Amper earned the admiration from other advocates for the environment and from politicians.
Robert DeLuca, president of the Group for the East End, said: "Dick was always willing to put it all on the line for the long-term benefit of our fragile natural environment and the protection of the clean water we all need to preserve our Long Island way of life. He was dedicated, creative, unyielding, energizing and focused, with remarkable media skills, and an unbreakable conviction to achieving the highest standards of conservation."
Suffolk County Executive Ed Romaine said in a statement, "His work preserving open space and clean water is legendary, and because of his efforts, generations to come will have the pine barrens and thousands of acres of open space in their backyard."
John Turner, a co-founder of the Pine Barrens Society who worked with Amper for many years, wrote, "Anyone who cares about nature on Long Island, her preserves and open spaces, and the plants and animals that call these places home, owes a tremendous debt of gratitude to Dick Amper."
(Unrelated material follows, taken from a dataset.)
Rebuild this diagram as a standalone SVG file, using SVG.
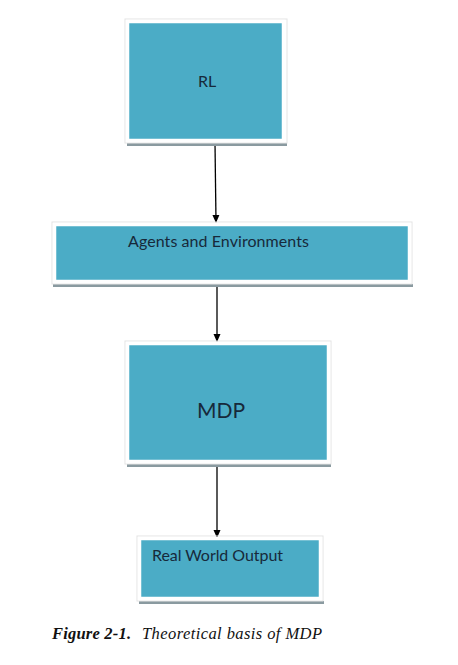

Amper was known for being brash and irascible when defending the causes he believed in.
He was also "very funny and very sociable," Tom Amper told Newsday. "He was really fun to be with."
"Dick was as much as a force of nature as a pine barrens wildfire," Turner added, "as unique as the globally rare dwarf pine plains, and as dependable in his commitment to the cause as the call of a whip-poor-will on a moonlit night in June. He will be missed."
In addition to his brother, Amper is survived by two sisters, Julie Amper, of Mattituck, and Emily Amper Murphy, of Texas; his sister-in-law, Susan Amper; and three nephews. Funeral services will be private.